Spurn Point

As usual from Bro Fred Walkington MBE we had a story well told, well researched and with lots of unique photographs.  This time his topic was the history of Spurn Point involving geology, military installations, and the safety of shipping.

Spurn Point is about 5 km long but only 20 metres wide in places and at high tides is now an island after storms broke through in 2013. As Bro Fred showed on an 1851 map, Spurn was an island back then too after a storm breach in 1849 left a gap of more than 300 metres. Erosion of this slender spit of land was not helped by boats taking away sand for building purposes.

The earliest map Bro Fred showed was a marine chart of the estuary surveyed in 1776 by Captain William Bligh of “Bounty” fame. The Bounty, incidentally, was built in Hull.

The earliest lighthouse at Spurn was built by Smeeton around 1790, ringed by a circular wall protecting keepers’ houses and other buildings inside it. When the wooden piles decayed the structure was first buttressed and finally replaced in 1893 by the black and white lighthouse you can see today.  The lower light which shone westwards was built in the estuary mud in 1852.

Bro Fred explained that the lights no longer operate. He also gave a history of the coastguard and pilot boat operations at Spurn. The coastguard presence ended in 1989 when the Bridlington centre became operational.

The military presence took off in WW1 with the Spurn Fort at the tip, the Goodwin battery at the north end and a railway connecting the two.  A steam loco provided motive power. Bro Fred gave a comprehensive history of the military structures with some wonderful photos. After the army left, a sail was improvised on a wagon to give locals some transport.

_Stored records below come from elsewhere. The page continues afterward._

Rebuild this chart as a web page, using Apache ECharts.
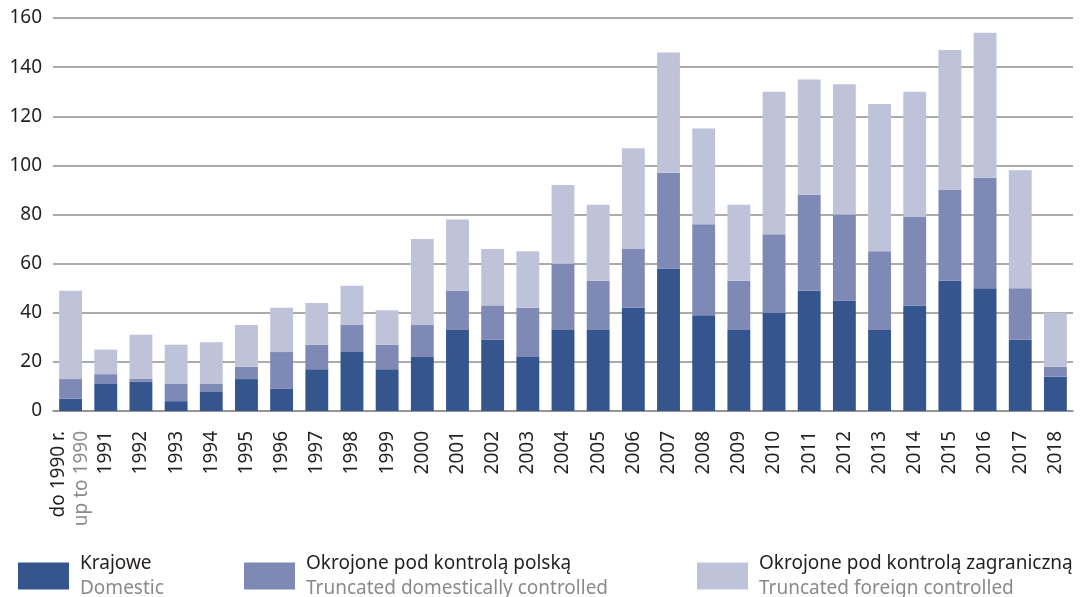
<!DOCTYPE html>
<html>
<head>
<meta charset="utf-8">
<script src="https://cdn.jsdelivr.net/npm/echarts@6/dist/echarts.min.js"></script>
<style>
  html, body { margin: 0; padding: 0; background: #fff; }
  #chart { width: 1082px; height: 597px; }
</style>
</head>
<body>
<div id="chart"></div>
<script>
// lata (kategorie osi X)
const years = ['do 1990 r.', '1991', '1992', '1993', '1994', '1995', '1996', '1997', '1998', '1999',
  '2000', '2001', '2002', '2003', '2004', '2005', '2006', '2007', '2008', '2009',
  '2010', '2011', '2012', '2013', '2014', '2015', '2016', '2017', '2018']

// Krajowe / Domestic
const domestic = [5, 11, 12, 4, 8, 13, 9, 17, 24, 17,
  22, 33, 29, 22, 33, 33, 42, 58, 39, 33,
  40, 49, 45, 33, 43, 53, 50, 29, 14]
// Okrojone pod kontrolą polską / Truncated domestically controlled
const polishControlled = [8, 4, 1, 7, 3, 5, 15, 10, 11, 10,
  13, 16, 14, 20, 27, 20, 24, 39, 37, 20,
  32, 39, 35, 32, 36, 37, 45, 21, 4]
// Okrojone pod kontrolą zagraniczną / Truncated foreign controlled
const foreignControlled = [36, 10, 18, 16, 17, 17, 18, 17, 16, 14,
  35, 29, 23, 23, 32, 31, 41, 49, 39, 31,
  58, 47, 53, 60, 51, 57, 59, 48, 22]

const seriesNames = [
  ['Krajowe', 'Domestic'],
  ['Okrojone pod kontrolą polską', 'Truncated domestically controlled'],
  ['Okrojone pod kontrolą zagraniczną', 'Truncated foreign controlled']
]
const colors = ['#34558e', '#7e89b5', '#bec3da']

const FONT = 'Noto Sans'
const chartInstance = echarts.init(document.getElementById('chart'))

// jedna legenda na serię, żeby ustawić je jak w oryginale
const legendLeft = [13, 239, 692]
const legends = seriesNames.map((n, i) => ({
  data: [n[0]],
  left: legendLeft[i],
  top: 549,
  itemWidth: 51,
  itemHeight: 27,
  itemGap: 0,
  selectedMode: false,
  icon: 'rect',
  formatter: () => '{a|' + n[0] + '}\n{b|' + n[1] + '}',
  textStyle: {
    padding: [0, 0, 0, 6],
    rich: {
      a: { fontFamily: FONT, fontSize: 19, color: '#231f20', lineHeight: 25 },
      b: { fontFamily: FONT, fontSize: 19, color: '#8a8a8a', lineHeight: 25 }
    }
  }
}))

const makeSeries = (idx, data) => ({
  name: seriesNames[idx][0],
  type: 'bar',
  stack: 'total',
  data: data,
  barCategoryGap: '35%',
  itemStyle: { color: colors[idx] },
  emphasis: { disabled: true }
})

const option = {
  animation: false,
  color: colors,
  legend: legends,
  grid: {
    left: 53,
    right: 9,
    top: 18,
    bottom: 186,
    outerBoundsMode: 'none'
  },
  xAxis: {
    type: 'category',
    data: years,
    axisLine: { lineStyle: { color: '#8f8f8f', width: 1.5 } },
    axisTick: { show: false },
    axisLabel: {
      rotate: 90,
      margin: 20,
      interval: 0,
      fontFamily: FONT,
      fontSize: 19,
      color: '#231f20',
      formatter: val => {
        if (val === 'do 1990 r.') return '{a|do 1990 r.}\n{b|up to 1990}'
        return val
      },
      rich: {
        a: { fontFamily: FONT, fontSize: 19, color: '#231f20', lineHeight: 23 },
        b: { fontFamily: FONT, fontSize: 19, color: '#8a8a8a', lineHeight: 23 }
      }
    }
  },
  yAxis: {
    type: 'value',
    min: 0,
    max: 160,
    interval: 20,
    axisLine: { show: false },
    axisTick: { show: false },
    axisLabel: {
      margin: 11,
      fontFamily: FONT,
      fontSize: 19,
      color: '#231f20'
    },
    splitLine: { lineStyle: { color: '#8f8f8f', width: 1.5 } }
  },
  series: [
    makeSeries(0, domestic),
    makeSeries(1, polishControlled),
    makeSeries(2, foreignControlled)
  ]
}

option && chartInstance.setOption(option)
</script>
</body>
</html>
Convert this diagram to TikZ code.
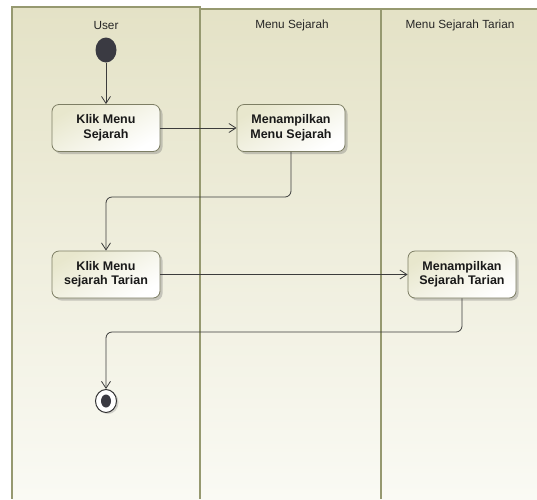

Spurn is perhaps best known as the remotest lifeboat station. Again Bro Fred delighted us with a detailed history from personal connections and photographs. His account of the 1953 floods was chilling.

At one time 130 people lived on Spurn Point. There was a school, a post office, and a pub. Paddle steamers brought day visitors. Now, only the RNLI duty crew live there.

Bro Fred recommends a visit to this unique finger of land.  Today, with the storm damage, you either walk, cycle, or take the Yorkshire Wildlife Trust specialist transport.

The vote of thanks was given by Val Walker who thanked Bro Fred for his enjoyable talk that brought back memories of her childhood and family connections to Spurn. Val was one of just a handful of people born at Spurn Point and her family has lifeboat connections there going back to 1900.

Bro Fred’s last photo was the most recent, of Val surrounded by the present Spurn lifeboat crew.